#### Goal of the exercise
Starting at the line that contains "Generate a web", reproduce each line exactly up to and including the line that contains "const rowsV = moisture.map((m, i)". Reproduce nothing else.

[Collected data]
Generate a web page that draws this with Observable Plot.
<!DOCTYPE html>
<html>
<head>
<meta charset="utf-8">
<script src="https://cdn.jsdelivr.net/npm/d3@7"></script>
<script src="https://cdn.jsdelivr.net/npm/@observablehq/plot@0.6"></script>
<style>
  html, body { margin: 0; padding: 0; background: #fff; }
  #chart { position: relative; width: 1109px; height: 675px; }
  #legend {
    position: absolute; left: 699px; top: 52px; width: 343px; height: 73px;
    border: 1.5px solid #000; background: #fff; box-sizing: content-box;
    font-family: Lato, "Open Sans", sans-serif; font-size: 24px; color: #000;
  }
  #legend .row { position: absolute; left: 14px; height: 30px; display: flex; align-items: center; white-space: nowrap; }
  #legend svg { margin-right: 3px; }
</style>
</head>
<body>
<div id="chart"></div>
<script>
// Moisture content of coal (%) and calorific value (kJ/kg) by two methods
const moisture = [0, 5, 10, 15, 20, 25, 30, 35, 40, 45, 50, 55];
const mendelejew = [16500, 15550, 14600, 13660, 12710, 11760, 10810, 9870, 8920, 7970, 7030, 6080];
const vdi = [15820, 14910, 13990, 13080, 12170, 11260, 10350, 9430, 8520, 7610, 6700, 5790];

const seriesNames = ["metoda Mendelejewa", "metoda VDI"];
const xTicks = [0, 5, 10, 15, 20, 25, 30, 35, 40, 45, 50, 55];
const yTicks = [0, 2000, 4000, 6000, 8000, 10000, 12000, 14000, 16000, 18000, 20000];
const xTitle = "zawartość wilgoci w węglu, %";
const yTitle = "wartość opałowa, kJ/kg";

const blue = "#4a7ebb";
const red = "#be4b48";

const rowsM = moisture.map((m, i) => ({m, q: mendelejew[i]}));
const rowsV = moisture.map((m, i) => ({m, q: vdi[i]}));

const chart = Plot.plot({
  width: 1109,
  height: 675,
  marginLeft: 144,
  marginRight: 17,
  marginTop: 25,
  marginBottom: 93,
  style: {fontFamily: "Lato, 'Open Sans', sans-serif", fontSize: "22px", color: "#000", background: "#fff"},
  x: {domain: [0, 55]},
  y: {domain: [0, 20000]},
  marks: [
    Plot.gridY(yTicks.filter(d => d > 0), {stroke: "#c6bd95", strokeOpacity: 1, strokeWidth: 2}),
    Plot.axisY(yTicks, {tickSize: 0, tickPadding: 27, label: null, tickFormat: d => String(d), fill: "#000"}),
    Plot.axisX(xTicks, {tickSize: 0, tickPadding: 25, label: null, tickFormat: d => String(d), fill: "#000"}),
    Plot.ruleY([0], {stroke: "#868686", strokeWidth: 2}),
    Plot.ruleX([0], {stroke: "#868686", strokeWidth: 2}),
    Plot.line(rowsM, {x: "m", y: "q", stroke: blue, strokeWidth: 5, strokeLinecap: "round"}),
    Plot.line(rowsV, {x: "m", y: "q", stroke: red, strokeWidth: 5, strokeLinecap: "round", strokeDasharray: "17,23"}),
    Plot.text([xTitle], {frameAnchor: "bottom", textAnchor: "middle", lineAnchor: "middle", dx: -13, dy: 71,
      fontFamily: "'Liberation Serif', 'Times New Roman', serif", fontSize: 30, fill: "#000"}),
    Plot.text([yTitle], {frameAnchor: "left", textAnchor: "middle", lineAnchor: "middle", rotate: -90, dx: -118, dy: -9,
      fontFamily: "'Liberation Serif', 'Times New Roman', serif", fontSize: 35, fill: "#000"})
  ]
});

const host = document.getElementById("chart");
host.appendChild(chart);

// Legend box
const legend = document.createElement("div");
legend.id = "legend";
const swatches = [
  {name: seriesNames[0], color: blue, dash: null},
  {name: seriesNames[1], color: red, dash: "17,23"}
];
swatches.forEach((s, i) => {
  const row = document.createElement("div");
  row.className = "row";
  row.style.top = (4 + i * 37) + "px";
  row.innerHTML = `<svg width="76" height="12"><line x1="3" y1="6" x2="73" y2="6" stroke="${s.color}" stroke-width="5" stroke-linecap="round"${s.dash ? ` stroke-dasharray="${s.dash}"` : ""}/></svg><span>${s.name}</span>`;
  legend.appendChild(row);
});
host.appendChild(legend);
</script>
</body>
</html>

---

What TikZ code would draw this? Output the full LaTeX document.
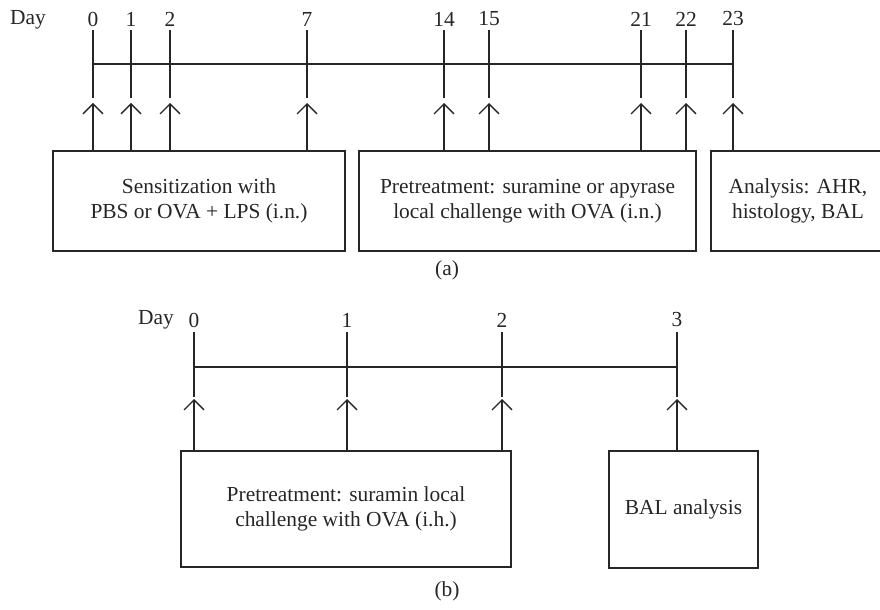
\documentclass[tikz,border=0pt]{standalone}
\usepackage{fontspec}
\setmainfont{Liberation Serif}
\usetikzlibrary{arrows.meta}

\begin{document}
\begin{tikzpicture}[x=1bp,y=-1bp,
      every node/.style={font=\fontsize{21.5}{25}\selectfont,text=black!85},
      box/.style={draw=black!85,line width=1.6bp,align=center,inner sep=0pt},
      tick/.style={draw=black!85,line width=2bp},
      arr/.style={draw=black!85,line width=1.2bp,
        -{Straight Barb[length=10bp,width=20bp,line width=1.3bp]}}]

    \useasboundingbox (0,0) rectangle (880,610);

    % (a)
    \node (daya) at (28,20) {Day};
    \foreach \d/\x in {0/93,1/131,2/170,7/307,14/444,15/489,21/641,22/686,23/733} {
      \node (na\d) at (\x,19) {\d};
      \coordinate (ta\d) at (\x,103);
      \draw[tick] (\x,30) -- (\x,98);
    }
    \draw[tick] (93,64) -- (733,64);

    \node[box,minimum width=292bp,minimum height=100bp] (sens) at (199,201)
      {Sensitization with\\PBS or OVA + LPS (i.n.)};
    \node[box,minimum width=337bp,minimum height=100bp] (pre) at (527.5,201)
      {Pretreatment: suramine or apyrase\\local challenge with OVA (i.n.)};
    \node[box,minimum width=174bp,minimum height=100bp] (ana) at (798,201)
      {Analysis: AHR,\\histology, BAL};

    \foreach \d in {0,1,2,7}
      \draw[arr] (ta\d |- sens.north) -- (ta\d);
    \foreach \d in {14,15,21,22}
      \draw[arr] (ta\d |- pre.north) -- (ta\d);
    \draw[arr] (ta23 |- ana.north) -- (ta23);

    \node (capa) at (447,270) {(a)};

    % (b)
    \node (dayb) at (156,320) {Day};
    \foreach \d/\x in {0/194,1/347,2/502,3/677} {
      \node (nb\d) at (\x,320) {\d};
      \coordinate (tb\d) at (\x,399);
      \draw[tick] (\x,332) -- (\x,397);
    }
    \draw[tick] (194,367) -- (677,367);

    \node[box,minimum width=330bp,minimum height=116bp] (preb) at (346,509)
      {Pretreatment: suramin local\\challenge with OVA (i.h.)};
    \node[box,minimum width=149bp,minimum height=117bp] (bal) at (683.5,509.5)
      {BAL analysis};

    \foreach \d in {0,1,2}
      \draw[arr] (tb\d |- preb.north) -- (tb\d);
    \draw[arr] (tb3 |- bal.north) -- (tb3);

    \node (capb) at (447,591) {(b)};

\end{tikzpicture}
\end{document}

#### Written response
Generate a web page that draws this with Observable Plot.
<!DOCTYPE html>
<html>
<head>
<meta charset="utf-8">
<script src="https://cdn.jsdelivr.net/npm/d3@7"></script>
<script src="https://cdn.jsdelivr.net/npm/@observablehq/plot@0.6"></script>
<style>
  html, body { margin: 0; padding: 0; background: #fff; }
  #chart { position: relative; width: 1109px; height: 675px; }
  #legend {
    position: absolute; left: 699px; top: 52px; width: 343px; height: 73px;
    border: 1.5px solid #000; background: #fff; box-sizing: content-box;
    font-family: Lato, "Open Sans", sans-serif; font-size: 24px; color: #000;
  }
  #legend .row { position: absolute; left: 14px; height: 30px; display: flex; align-items: center; white-space: nowrap; }
  #legend svg { margin-right: 3px; }
</style>
</head>
<body>
<div id="chart"></div>
<script>
// Moisture content of coal (%) and calorific value (kJ/kg) by two methods
const moisture = [0, 5, 10, 15, 20, 25, 30, 35, 40, 45, 50, 55];
const mendelejew = [16500, 15550, 14600, 13660, 12710, 11760, 10810, 9870, 8920, 7970, 7030, 6080];
const vdi = [15820, 14910, 13990, 13080, 12170, 11260, 10350, 9430, 8520, 7610, 6700, 5790];

const seriesNames = ["metoda Mendelejewa", "metoda VDI"];
const xTicks = [0, 5, 10, 15, 20, 25, 30, 35, 40, 45, 50, 55];
const yTicks = [0, 2000, 4000, 6000, 8000, 10000, 12000, 14000, 16000, 18000, 20000];
const xTitle = "zawartość wilgoci w węglu, %";
const yTitle = "wartość opałowa, kJ/kg";

const blue = "#4a7ebb";
const red = "#be4b48";

const rowsM = moisture.map((m, i) => ({m, q: mendelejew[i]}));
const rowsV = moisture.map((m, i) => ({m, q: vdi[i]}));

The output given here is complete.